● **DATA EXCERPT**

# # # # #

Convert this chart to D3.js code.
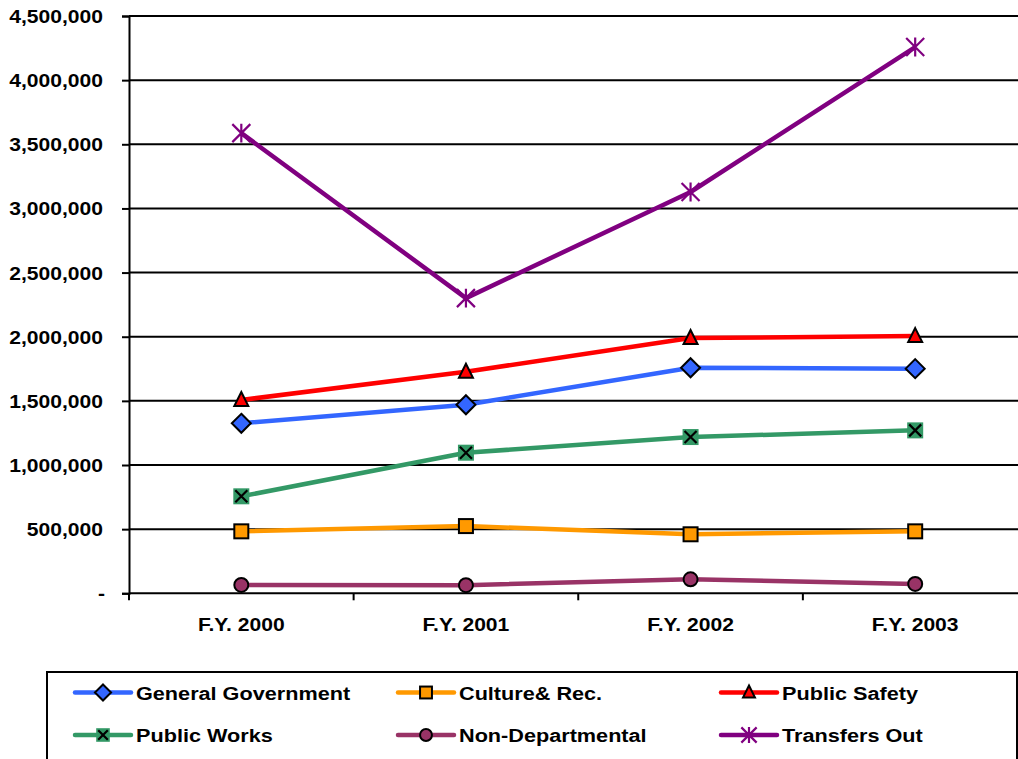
<!DOCTYPE html>
<html>
<head>
<meta charset="utf-8">
<script src="https://cdn.jsdelivr.net/npm/d3@7"></script>
<style>
  html, body { margin: 0; padding: 0; background: #fff; }
  svg { display: block; }
  text { font-family: "Liberation Sans", Arial, sans-serif; font-weight: bold; font-size: 18.5px; fill: #000; }
  .legend text { font-size: 19px; }
</style>
</head>
<body>
<svg id="chart" width="1018" height="759"></svg>
<script>
// Expenditures by function, fiscal years 2000-2003
const categories = ["F.Y. 2000", "F.Y. 2001", "F.Y. 2002", "F.Y. 2003"];
const generalGovernment = [1325000, 1470000, 1758000, 1751000];
const cultureRec = [483000, 524000, 460000, 483000];
const publicSafety = [1507000, 1727000, 1990000, 2005000];
const publicWorks = [756000, 1096000, 1218000, 1270000];
const nonDepartmental = [65000, 63000, 109000, 73000];
const transfersOut = [3587000, 2301000, 3128000, 4258000];
const seriesNames = ["General Government", "Culture& Rec.", "Public Safety",
                     "Public Works", "Non-Departmental", "Transfers Out"];
const yTicks = [0, 500000, 1000000, 1500000, 2000000, 2500000, 3000000, 3500000, 4000000, 4500000];

const series = [
  { name: seriesNames[0], values: generalGovernment, color: "#3366ff", marker: "diamond" },
  { name: seriesNames[1], values: cultureRec,        color: "#ff9900", marker: "square" },
  { name: seriesNames[2], values: publicSafety,      color: "#ff0000", marker: "triangle" },
  { name: seriesNames[3], values: publicWorks,       color: "#339966", marker: "xsquare" },
  { name: seriesNames[4], values: nonDepartmental,   color: "#993366", marker: "circle" },
  { name: seriesNames[5], values: transfersOut,      color: "#800080", marker: "star" }
];

const svg = d3.select("#chart");
const SX = 1.14; // horizontal text stretch

const plot = { left: 129, right: 1027.5, top: 16, bottom: 593.3 };

const x = d3.scaleBand().domain(categories).range([plot.left, plot.right]).padding(0);
const cx = c => x(c) + x.bandwidth() / 2;
const y = d3.scaleLinear().domain([0, 4500000]).range([plot.bottom, plot.top]);

function stretchedText(g, tx, ty, str, anchor) {
  return g.append("text")
    .attr("transform", `translate(${tx},${ty}) scale(${SX},1)`)
    .attr("text-anchor", anchor || "start")
    .text(str);
}

// Horizontal gridlines
svg.append("g").selectAll("line")
  .data(yTicks.filter(d => d > 0))
  .join("line")
  .attr("x1", plot.left).attr("x2", plot.right)
  .attr("y1", d => y(d)).attr("y2", d => y(d))
  .attr("stroke", "#000").attr("stroke-width", 2);

// Y axis
const yAxis = svg.append("g")
  .attr("transform", `translate(${plot.left},0)`)
  .call(d3.axisLeft(y).tickValues(yTicks).tickSize(7).tickPadding(0)
        .tickFormat(d => d === 0 ? "-" : d3.format(",")(d)));
yAxis.select(".domain").attr("stroke", "#000").attr("stroke-width", 2);
yAxis.selectAll(".tick line").attr("stroke", "#000").attr("stroke-width", 2);
yAxis.selectAll(".tick text")
  .attr("x", null).attr("dy", null)
  .attr("transform", d => `translate(${d === 0 ? -24 : -26},6.5) scale(${SX},1)`)
  .style("font-family", "'Liberation Sans', Arial, sans-serif")
  .style("font-weight", "bold").style("font-size", "18.5px").attr("fill", "#000");

// X axis with ticks at category boundaries
const xAxis = svg.append("g").attr("transform", `translate(0,${plot.bottom})`);
xAxis.append("line").attr("x1", plot.left).attr("x2", plot.right)
  .attr("stroke", "#000").attr("stroke-width", 2);
xAxis.selectAll("line.tick")
  .data(categories)
  .join("line").attr("class", "tick")
  .attr("x1", d => x(d)).attr("x2", d => x(d))
  .attr("y1", 0).attr("y2", 7)
  .attr("stroke", "#000").attr("stroke-width", 2);
categories.forEach(c => stretchedText(svg, cx(c), 631, c, "middle"));

// Marker drawing
function drawMarker(g, type, color, px, py, s) {
  const k = s || 1;
  if (type === "diamond") {
    const r = 9.5 * k;
    g.append("path").attr("d", `M${px},${py - r}L${px + r},${py}L${px},${py + r}L${px - r},${py}Z`)
      .attr("fill", color).attr("stroke", "#000").attr("stroke-width", 2);
  } else if (type === "square") {
    const r = 7 * k;
    g.append("rect").attr("x", px - r).attr("y", py - r).attr("width", 2 * r).attr("height", 2 * r)
      .attr("fill", color).attr("stroke", "#000").attr("stroke-width", 2);
  } else if (type === "triangle") {
    const r = 7 * k;
    g.append("path").attr("d", `M${px},${py - r - 1}L${px + r},${py + r - 1}L${px - r},${py + r - 1}Z`)
      .attr("fill", color).attr("stroke", "#000").attr("stroke-width", 2).attr("stroke-linejoin", "miter");
  } else if (type === "xsquare") {
    const r = 8 * k;
    g.append("rect").attr("x", px - r).attr("y", py - r).attr("width", 2 * r).attr("height", 2 * r)
      .attr("fill", color);
    const a = r - 2;
    g.append("path").attr("d", `M${px - a},${py - a}L${px + a},${py + a}M${px + a},${py - a}L${px - a},${py + a}`)
      .attr("stroke", "#000").attr("stroke-width", 2.2);
  } else if (type === "circle") {
    g.append("circle").attr("cx", px).attr("cy", py).attr("r", 7 * k)
      .attr("fill", color).attr("stroke", "#000").attr("stroke-width", 2);
  } else if (type === "star") {
    const r = 9 * k;
    g.append("path").attr("d",
      `M${px - r},${py - r}L${px + r},${py + r}M${px + r},${py - r}L${px - r},${py + r}M${px},${py - r * 1.05}L${px},${py + r * 1.05}`)
      .attr("stroke", color).attr("stroke-width", 2.2);
  }
}

// Series lines and markers
const line = d3.line().x((d, i) => cx(categories[i])).y(d => y(d));
const linesG = svg.append("g");
series.forEach(s => {
  linesG.append("path").datum(s.values)
    .attr("d", line).attr("fill", "none")
    .attr("stroke", s.color).attr("stroke-width", 4.5)
    .attr("stroke-linejoin", "round");
});
series.forEach(s => {
  const g = svg.append("g");
  s.values.forEach((v, i) => drawMarker(g, s.marker, s.color, cx(categories[i]), y(v), 1));
});

// Legend
const legend = svg.append("g").attr("class", "legend");
legend.append("rect").attr("x", 47).attr("y", 672).attr("width", 970).attr("height", 100)
  .attr("fill", "none").attr("stroke", "#000").attr("stroke-width", 2);
const colX = [75, 398, 721];
const rowY = [692.5, 735];
series.forEach((s, i) => {
  const lx = colX[i % 3], ly = rowY[Math.floor(i / 3)];
  legend.append("line").attr("x1", lx).attr("x2", lx + 56).attr("y1", ly).attr("y2", ly)
    .attr("stroke", s.color).attr("stroke-width", 4.5).attr("stroke-linecap", "round");
  drawMarker(legend, s.marker, s.color, lx + 28, ly, 0.85);
  stretchedText(legend, lx + 61, ly + 7, s.name, "start");
});
</script>
</body>
</html>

# # # # #

● **TASK DETAILS**
Tell how many lines of the material above hold "chart", answering with a bare number.

● **EXERCISE OUTPUT**
3